Friday, March 13, 2009

I've Loved You So Long (2008)--3/5

Laura and I have different insights (hers is better) into why the ending to "I've Loved You So Long" doesn't work. I'm caught up on the convenience of the reveal. A well-worn piece of paper that explains everything happens to fall out of Juliette's (Kristin Scott Thomas) pocket. The superior first two acts have given Juliette control over the mystery of her long incarceration and recent release. It's as if the letter senses the film's runtime and spontaneously jumps to the floor.
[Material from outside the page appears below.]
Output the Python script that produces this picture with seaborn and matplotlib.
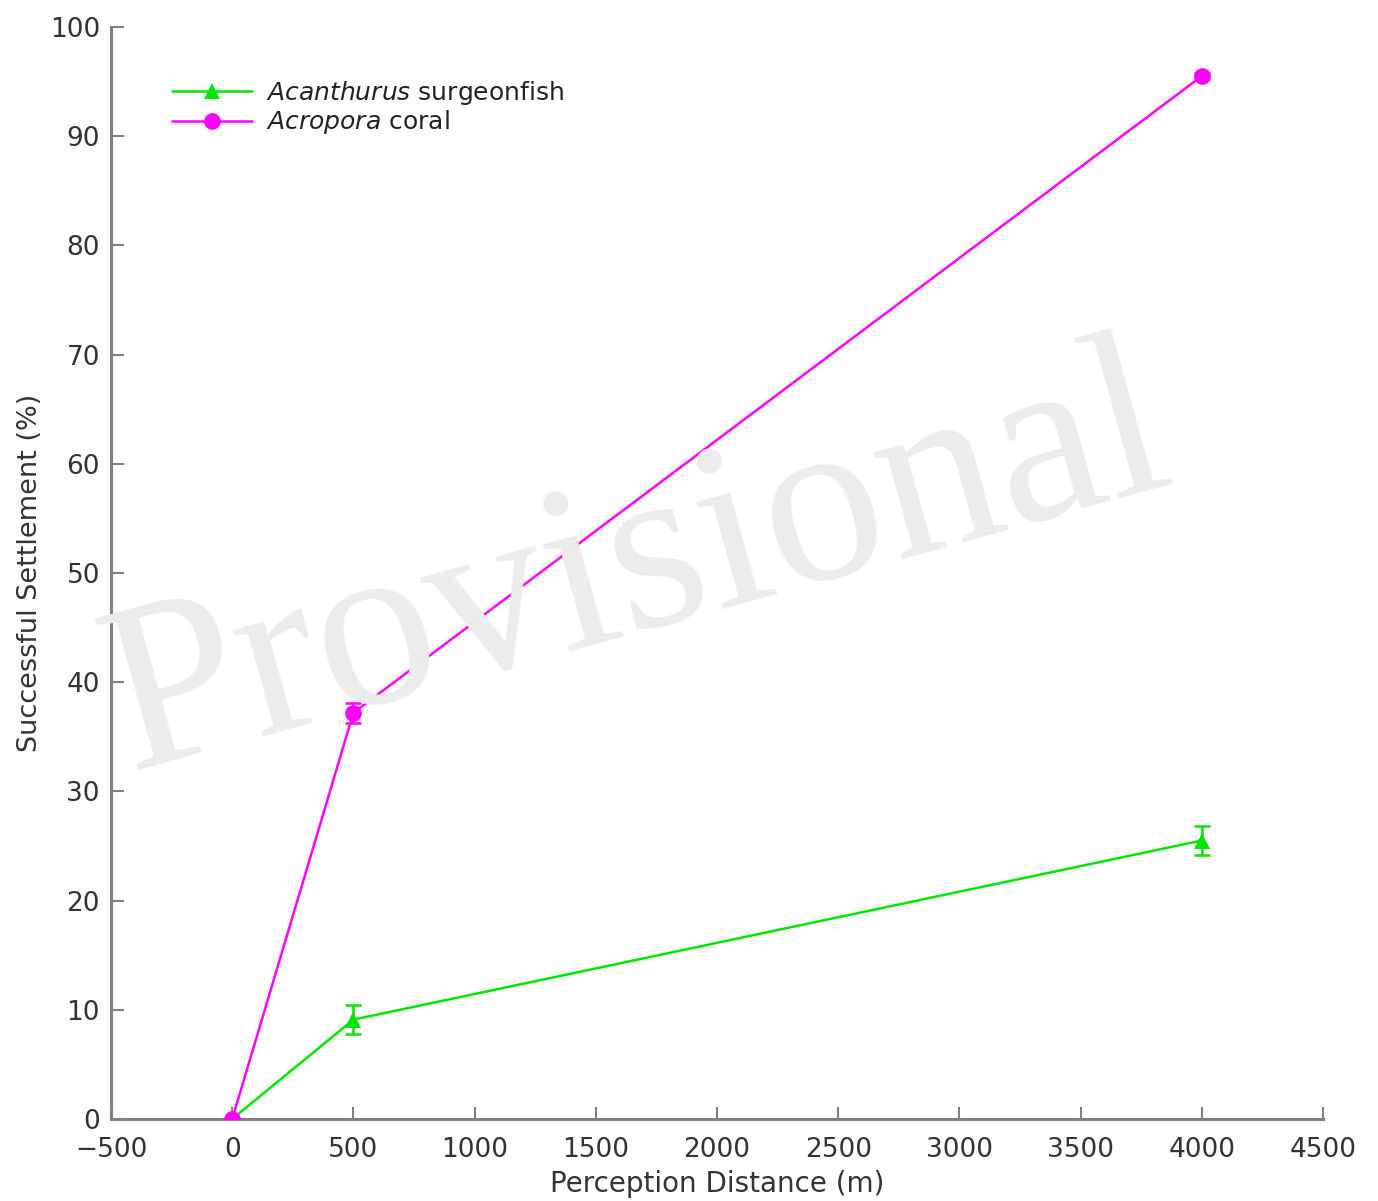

She feels the resolution clouds the point of the movie. Juliette has demons, to be sure, but she actually did a better thing than we've been led to believe. "I've Loved You So Long" is instantly transformed from an uncompromising look at a conflicted soul into a middling melodrama. And missing are the questions of why she never thought to explain herself and why nobody noticed anything amiss at the time.
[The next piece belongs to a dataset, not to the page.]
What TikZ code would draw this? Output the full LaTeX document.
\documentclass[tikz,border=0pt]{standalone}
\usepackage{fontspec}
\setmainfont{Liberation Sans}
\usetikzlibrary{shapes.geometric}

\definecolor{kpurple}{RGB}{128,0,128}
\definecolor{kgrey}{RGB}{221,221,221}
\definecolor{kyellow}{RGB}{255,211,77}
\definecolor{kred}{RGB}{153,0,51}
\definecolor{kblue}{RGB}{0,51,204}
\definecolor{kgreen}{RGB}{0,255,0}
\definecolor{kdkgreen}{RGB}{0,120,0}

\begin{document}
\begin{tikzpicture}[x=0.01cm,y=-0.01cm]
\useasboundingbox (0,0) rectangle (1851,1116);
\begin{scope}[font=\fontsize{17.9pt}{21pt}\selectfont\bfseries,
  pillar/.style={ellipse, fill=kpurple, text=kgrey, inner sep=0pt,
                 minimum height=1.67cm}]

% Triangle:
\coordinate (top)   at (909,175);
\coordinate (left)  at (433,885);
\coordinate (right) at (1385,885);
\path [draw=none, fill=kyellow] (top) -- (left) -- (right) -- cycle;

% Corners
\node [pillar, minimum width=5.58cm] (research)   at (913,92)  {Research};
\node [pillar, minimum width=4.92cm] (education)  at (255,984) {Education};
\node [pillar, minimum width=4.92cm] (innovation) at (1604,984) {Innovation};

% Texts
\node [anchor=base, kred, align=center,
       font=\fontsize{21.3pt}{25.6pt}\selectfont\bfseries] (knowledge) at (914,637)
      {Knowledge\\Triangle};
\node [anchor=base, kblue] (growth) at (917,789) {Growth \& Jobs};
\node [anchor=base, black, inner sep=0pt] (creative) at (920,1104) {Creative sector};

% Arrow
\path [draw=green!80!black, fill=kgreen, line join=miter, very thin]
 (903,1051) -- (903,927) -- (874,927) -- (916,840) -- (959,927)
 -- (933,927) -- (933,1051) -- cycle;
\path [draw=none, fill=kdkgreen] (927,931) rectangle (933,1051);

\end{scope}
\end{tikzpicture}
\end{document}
Is all this too vague? Too damning? "I've Love You So Long" is still worth a look, primarily because of Scott Thomas's complex, touching performance--completely in French. (Her (convincing to me) accent is explained by her character's half-British parentage.)


1 comment:

jamil said...

We just watched this last night, & I dunno if either of those is the reason the ending bothered me.

The letter bit didn't bother me at all, & I feel the revelations following were kinda telegraphed from the moment we learned Juliette was formerly a doctor and killed her own 6 year old son.
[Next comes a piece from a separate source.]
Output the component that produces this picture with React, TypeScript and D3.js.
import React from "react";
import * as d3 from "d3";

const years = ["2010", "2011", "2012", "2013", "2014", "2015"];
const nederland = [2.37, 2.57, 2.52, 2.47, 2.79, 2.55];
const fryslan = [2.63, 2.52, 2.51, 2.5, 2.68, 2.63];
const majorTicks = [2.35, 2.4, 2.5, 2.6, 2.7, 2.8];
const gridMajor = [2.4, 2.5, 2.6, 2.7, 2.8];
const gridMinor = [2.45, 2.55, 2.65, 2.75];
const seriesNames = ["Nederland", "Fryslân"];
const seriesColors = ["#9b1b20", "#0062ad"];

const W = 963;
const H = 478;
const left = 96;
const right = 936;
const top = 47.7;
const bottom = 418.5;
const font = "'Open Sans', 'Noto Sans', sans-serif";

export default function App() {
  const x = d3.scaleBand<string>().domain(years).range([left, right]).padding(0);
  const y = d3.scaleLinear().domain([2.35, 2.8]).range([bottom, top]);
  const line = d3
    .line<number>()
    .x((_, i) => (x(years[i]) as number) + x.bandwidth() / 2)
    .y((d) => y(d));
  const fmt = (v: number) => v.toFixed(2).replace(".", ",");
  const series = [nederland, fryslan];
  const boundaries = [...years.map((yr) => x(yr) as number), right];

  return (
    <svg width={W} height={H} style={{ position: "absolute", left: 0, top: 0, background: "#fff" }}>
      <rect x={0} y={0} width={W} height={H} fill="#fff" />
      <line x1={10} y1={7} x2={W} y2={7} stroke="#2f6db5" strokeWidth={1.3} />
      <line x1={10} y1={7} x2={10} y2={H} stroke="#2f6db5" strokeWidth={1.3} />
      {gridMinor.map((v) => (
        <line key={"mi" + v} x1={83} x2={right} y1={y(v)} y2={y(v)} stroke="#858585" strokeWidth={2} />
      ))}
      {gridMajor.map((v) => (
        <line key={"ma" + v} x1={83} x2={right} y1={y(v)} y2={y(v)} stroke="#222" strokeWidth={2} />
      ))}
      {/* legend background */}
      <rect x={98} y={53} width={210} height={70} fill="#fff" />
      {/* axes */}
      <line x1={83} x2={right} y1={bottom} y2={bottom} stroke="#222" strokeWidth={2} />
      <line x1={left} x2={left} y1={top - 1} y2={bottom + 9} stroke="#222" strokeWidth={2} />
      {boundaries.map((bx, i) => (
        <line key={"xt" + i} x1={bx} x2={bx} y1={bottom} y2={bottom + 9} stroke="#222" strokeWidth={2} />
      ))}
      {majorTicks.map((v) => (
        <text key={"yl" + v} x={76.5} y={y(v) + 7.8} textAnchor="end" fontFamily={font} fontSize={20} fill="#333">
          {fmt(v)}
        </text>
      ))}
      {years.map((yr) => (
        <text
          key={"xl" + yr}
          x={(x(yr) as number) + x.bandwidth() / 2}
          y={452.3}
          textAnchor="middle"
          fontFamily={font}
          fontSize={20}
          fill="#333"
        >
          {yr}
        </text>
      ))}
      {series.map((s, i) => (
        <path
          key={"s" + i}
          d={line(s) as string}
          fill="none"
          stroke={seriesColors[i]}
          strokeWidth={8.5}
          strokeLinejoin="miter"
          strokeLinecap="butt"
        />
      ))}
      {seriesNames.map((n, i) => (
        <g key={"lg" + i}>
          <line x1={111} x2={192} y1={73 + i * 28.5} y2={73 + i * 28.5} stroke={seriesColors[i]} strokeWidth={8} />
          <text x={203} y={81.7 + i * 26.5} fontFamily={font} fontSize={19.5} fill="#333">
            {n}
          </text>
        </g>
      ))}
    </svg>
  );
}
What I didn't like is that we enter that final scene in media res after a fade to black from the previous scene where Lea gets the informative phone call. I felt kind of cheated, that we didn't get to see the beginning of that confrontation, which follows fifteen years of unanswered questions, followed by several months of avoidance & polite tiptoeing around the issue with her sister. I wanted to see how Lea would begin to push and confront Juliette with what her inadvertent snooping revealed.